Crisis could double Britain's debt
The cost of the financial crisis could add an astronomical £1.5 trillion to Britain's national debt, bringing the total to £2.3 trillion - equal to the country's entire GDP for one year, the Office for National Statistics (ONS) has said.
The surge has been fuelled by huge liabilities dumped on the public balance sheet by the Royal Bank of Scotland (RBS) and Lloyds Banking Group's.
But the figure - at the top end of initial ONS estimates - is based on an assumption that all risky loans will go bad, so that the Treasury can prepare for such a worst-case scenario.
Also, under the asset protection scheme which insures loans that turn sour, banks are liable for the first £60 billion before the taxpayer becomes responsible for losses.
Nonetheless, the figure of £2.3tr is colossal and was announced just as RBS, which has risky loans totalling £282bn, revealed it had already eaten into £30bn of the money it is liable for - increasing the likelihood that the taxpayer will have to pay off the remaining £222bn.

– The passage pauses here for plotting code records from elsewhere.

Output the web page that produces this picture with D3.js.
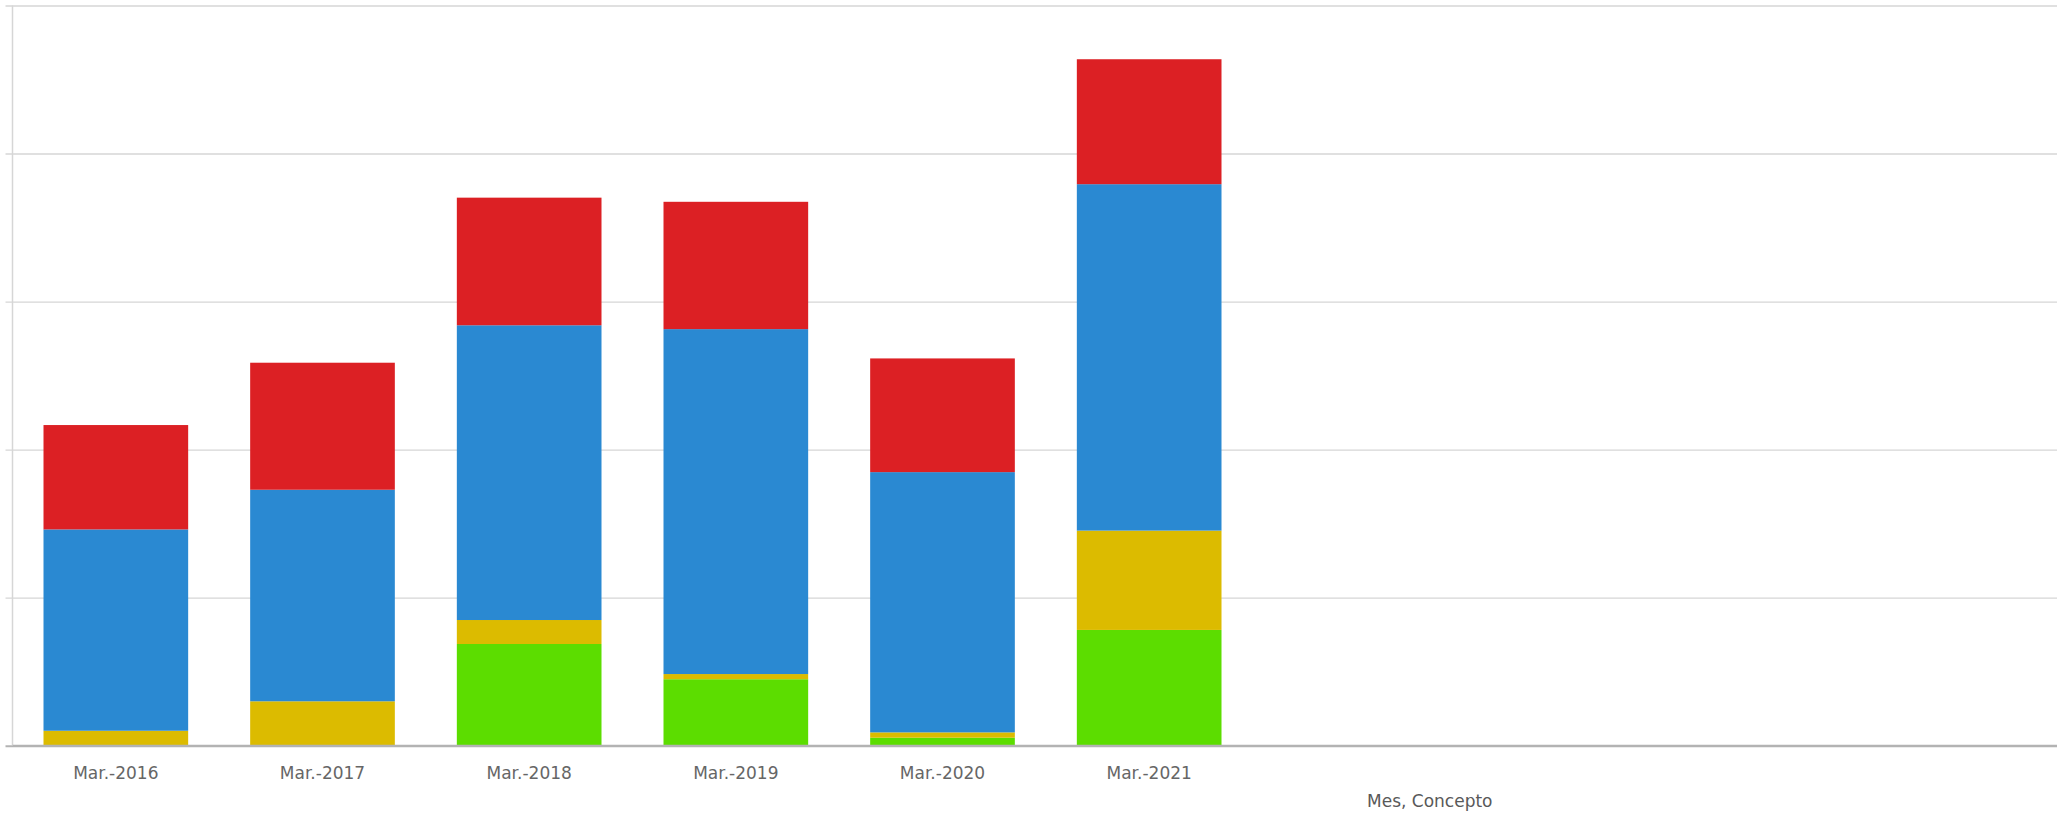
<!DOCTYPE html>
<html>
<head>
<meta charset="utf-8">
<script src="https://cdn.jsdelivr.net/npm/d3@7"></script>
<style>
  body { margin: 0; background: #fff; }
  svg { display: block; }
  .month text { font-family: "DejaVu Sans", sans-serif; font-size: 17px; fill: #666; }
</style>
</head>
<body>
<div id="chart"></div>
<script>
// categories (x axis)
const months = ["Mar.-2016", "Mar.-2017", "Mar.-2018", "Mar.-2019", "Mar.-2020", "Mar.-2021"];

// series, bottom to top of each stack (grid step = 1)
const seriesNames = ["Concepto 1", "Concepto 2", "Concepto 3", "Concepto 4"];
const green  = [0,     0,     0.687, 0.449, 0.054, 0.782];
const yellow = [0.101, 0.300, 0.162, 0.035, 0.036, 0.671];
const blue   = [1.360, 1.429, 1.991, 2.330, 1.758, 2.340];
const red    = [0.705, 0.858, 0.862, 0.860, 0.768, 0.844];

const yTicks = [0, 1, 2, 3, 4, 5];
const axisTitle = "Mes, Concepto";

const colors = ["#5cdd00", "#dcbb00", "#2a89d2", "#dc2024"];

const width = 2064, height = 814;
const plot = { left: 12.5, right: 2057, top: 5.5, bottom: 745.7 };

const table = months.map((m, i) => ({
  month: m,
  [seriesNames[0]]: green[i],
  [seriesNames[1]]: yellow[i],
  [seriesNames[2]]: blue[i],
  [seriesNames[3]]: red[i]
}));

const stacked = d3.stack().keys(seriesNames)(table);

const x = d3.scaleBand()
  .domain(months)
  .range([plot.left, plot.left + 1240])
  .paddingInner(0.3)
  .paddingOuter(0.15);

const y = d3.scaleLinear()
  .domain([0, 5])
  .range([plot.bottom, plot.top]);

const svg = d3.select("#chart")
  .append("svg")
  .attr("width", width)
  .attr("height", height);

// horizontal grid lines with the small outer ticks on the left
const grid = svg.append("g")
  .attr("transform", "translate(" + plot.left + ",0)")
  .call(d3.axisLeft(y).tickValues(yTicks).tickSize(-(plot.right - plot.left)).tickFormat(""));
grid.select(".domain").remove();
grid.selectAll(".tick line")
  .attr("x1", -7)
  .attr("stroke", d => d === 0 ? "#b3b3b3" : "#d6d6d6")
  .attr("stroke-width", d => d === 0 ? 2 : 1.4);

// left axis line
svg.append("line")
  .attr("x1", plot.left).attr("x2", plot.left)
  .attr("y1", y(5)).attr("y2", y(0))
  .attr("stroke", "#d6d6d6")
  .attr("stroke-width", 1.5);

// stacked bars
svg.append("g")
  .selectAll("g")
  .data(stacked)
  .join("g")
  .attr("fill", (d, i) => colors[i])
  .selectAll("rect")
  .data(d => d)
  .join("rect")
  .attr("x", d => x(d.data.month))
  .attr("y", d => y(d[1]))
  .attr("width", x.bandwidth())
  .attr("height", d => y(d[0]) - y(d[1]));

// baseline drawn again on top of the bars
svg.append("line")
  .attr("x1", plot.left).attr("x2", plot.right)
  .attr("y1", y(0)).attr("y2", y(0))
  .attr("stroke", "#b3b3b3")
  .attr("stroke-width", 2);

// month labels
const xAxis = svg.append("g")
  .attr("class", "month")
  .attr("transform", "translate(0," + y(0) + ")")
  .call(d3.axisBottom(x).tickSize(0).tickPadding(21));
xAxis.select(".domain").remove();
xAxis.selectAll("text").attr("dy", "0.71em");

// axis title
svg.append("text")
  .attr("x", 1367)
  .attr("y", 807)
  .attr("font-family", "DejaVu Sans, sans-serif")
  .attr("font-size", 17)
  .attr("fill", "#595959")
  .text(axisTitle);
</script>
</body>
</html>
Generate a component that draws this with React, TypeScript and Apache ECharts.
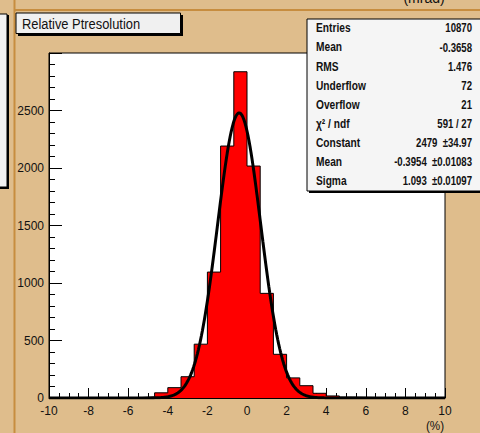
import React, { useEffect, useRef } from "react";
import * as echarts from "echarts";

// Histogram binning
const X_MIN = -10;
const X_MAX = 10;
const N_BINS = 30;

// Entries per bin, from x = -10 upwards (bin width 2/3)
const BIN_COUNTS = [
  0, 1, 0, 2, 2, 3, 4, 10, 45, 90,
  185, 468, 1095, 2191, 2837, 2017, 910, 380, 175, 107,
  41, 18, 8, 6, 4, 3, 2, 1, 1, 0,
];

// Gaussian fit parameters
const FIT_CONSTANT = 2479;
const FIT_MEAN = -0.3954;
const FIT_SIGMA = 1.093;

// Statistics box rows: label and value
const STAT_LABELS = ["Entries", "Mean", "RMS", "Underflow", "Overflow", "χ² / ndf", "Constant", "Mean", "Sigma"];
const STAT_VALUES = ["10870", "-0.3658", "1.476", "72", "21", "591 / 27", "2479  ±34.97", "-0.3954  ±0.01083", "1.093  ±0.01097"];

const TITLE = "Relative Ptresolution";
const X_UNIT = "(%)";
const TOP_UNIT = "(mrad)";

const Y_MAX = 3000;
const Y_STEP = 500;
const X_STEP = 2;

const TAN = "#dfbd8c";
const LINE_TAN = "#c78d3f";
const FONT = "Liberation Sans";

function histogramOutline(): number[][] {
  const w = (X_MAX - X_MIN) / N_BINS;
  const pts: number[][] = [[X_MIN, 0]];
  BIN_COUNTS.forEach((c, i) => {
    const lo = X_MIN + i * w;
    pts.push([lo, c], [lo + w, c]);
  });
  pts.push([X_MAX, 0]);
  return pts;
}

function fitCurve(): number[][] {
  const pts: number[][] = [];
  const n = 400;
  for (let i = 0; i <= n; i++) {
    const x = X_MIN + ((X_MAX - X_MIN) * i) / n;
    const z = (x - FIT_MEAN) / FIT_SIGMA;
    pts.push([x, FIT_CONSTANT * Math.exp(-0.5 * z * z)]);
  }
  return pts;
}

function narrowText(x: number, y: number, text: string, size: number, align: string, sx: number, weight = "normal") {
  return {
    type: "text",
    x,
    y,
    scaleX: sx,
    z: 20,
    style: {
      text,
      fill: "#111",
      font: `${weight} ${size}px "${FONT}"`,
      textAlign: align,
      textVerticalAlign: "middle",
    },
  };
}

export default function App() {
  const ref = useRef<HTMLDivElement>(null);

  useEffect(() => {
    if (!ref.current) return;
    const chart = echarts.init(ref.current, undefined, { renderer: "svg" });

    const statRowY = (i: number) => 28 + i * 19.1;
    const statsGraphics: any[] = [];
    STAT_LABELS.forEach((t, i) => {
      statsGraphics.push(narrowText(316, statRowY(i), t, 12, "left", 0.85, "bold"));
    });
    STAT_VALUES.forEach((t, i) => {
      statsGraphics.push(narrowText(472, statRowY(i), t, 12, "right", 0.8, "bold"));
    });

    chart.setOption({
      animation: false,
      backgroundColor: TAN,
      grid: {
        left: 49,
        right: 35,
        top: 53,
        bottom: 35,
        containLabel: false,
        outerBoundsMode: "none",
        show: true,
        backgroundColor: "#fff",
        borderColor: "#000",
        borderWidth: 1,
      },
      xAxis: {
        type: "value",
        min: X_MIN,
        max: X_MAX,
        interval: X_STEP,
        axisLine: { show: true, onZero: false, lineStyle: { color: "#000", width: 1 } },
        axisTick: { show: true, inside: true, length: 10, lineStyle: { color: "#000" } },
        minorTick: { show: true, splitNumber: 4, length: 5, lineStyle: { color: "#000" } },
        splitLine: { show: false },
        axisLabel: { color: "#111", fontSize: 12, fontFamily: FONT, margin: 7, formatter: (v: number) => String(v) },
      },
      yAxis: {
        type: "value",
        min: 0,
        max: Y_MAX,
        interval: Y_STEP,
        axisLine: { show: true, onZero: false, lineStyle: { color: "#000", width: 1 } },
        axisTick: { show: true, inside: true, length: 13, lineStyle: { color: "#000" } },
        minorTick: { show: true, splitNumber: 5, length: 6, lineStyle: { color: "#000" } },
        splitLine: { show: false },
        axisLabel: {
          color: "#111",
          fontSize: 12,
          fontFamily: FONT,
          margin: 5,
          showMaxLabel: false,
          formatter: (v: number) => String(v),
        },
      },
      series: [
        {
          type: "line",
          data: histogramOutline(),
          symbol: "none",
          lineStyle: { color: "#000", width: 1 },
          areaStyle: { color: "#ff0000", opacity: 1 },
          z: 2,
        },
        {
          type: "line",
          data: fitCurve(),
          symbol: "none",
          lineStyle: { color: "#000", width: 3 },
          z: 3,
        },
      ],
      graphic: [
        // pad edges
        { type: "line", z: 5, shape: { x1: 14.5, y1: 0, x2: 14.5, y2: 433 }, style: { stroke: LINE_TAN, lineWidth: 2 } },
        { type: "line", z: 5, shape: { x1: 15, y1: 10, x2: 480, y2: 10 }, style: { stroke: LINE_TAN, lineWidth: 2 } },
        // neighbouring pad box on the left
        { type: "rect", z: 6, shape: { x: -3, y: 14, width: 10, height: 173 }, style: { fill: "#f2f2f2", stroke: "#000", lineWidth: 1 } },
        { type: "rect", z: 6, shape: { x: 7, y: 15, width: 2, height: 174 }, style: { fill: "#000" } },
        { type: "rect", z: 6, shape: { x: -3, y: 187, width: 12, height: 2 }, style: { fill: "#000" } },
        // title box
        { type: "rect", z: 10, shape: { x: 18, y: 15, width: 165, height: 21 }, style: { fill: "#000" } },
        { type: "rect", z: 11, shape: { x: 16, y: 13, width: 164.5, height: 20.5 }, style: { fill: "#f0f0f0", stroke: "#000", lineWidth: 1 } },
        narrowText(22, 24, TITLE, 15, "left", 0.86),
        // statistics box
        { type: "rect", z: 10, shape: { x: 309, y: 21, width: 180, height: 172 }, style: { fill: "#000" } },
        { type: "rect", z: 11, shape: { x: 307, y: 19, width: 180, height: 172 }, style: { fill: "#f5f5f5", stroke: "#000", lineWidth: 1 } },
        ...statsGraphics,
        // units
        narrowText(435, 426, X_UNIT, 13, "center", 0.9),
        {
          type: "text",
          x: 424,
          y: 5,
          z: 20,
          style: { text: TOP_UNIT, fill: "#111", font: `14px "${FONT}"`, textAlign: "center", textVerticalAlign: "bottom" },
        },
      ],
    });

    return () => chart.dispose();
  }, []);

  return <div ref={ref} style={{ position: "absolute", left: 0, top: 0, width: 480, height: 433 }} />;
}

This gloomy picture was made worse by RBS unveiling a pre-tax loss of £2.1bn in the July to September period and the announcement that 3,700 front-office jobs are lined up to be axed.
This was on top of the 4,500 back-office cuts announced in April.
Following these developments, RBS chief executive Stephen Hester said the bank was "more than halfway through" its major restructuring programme.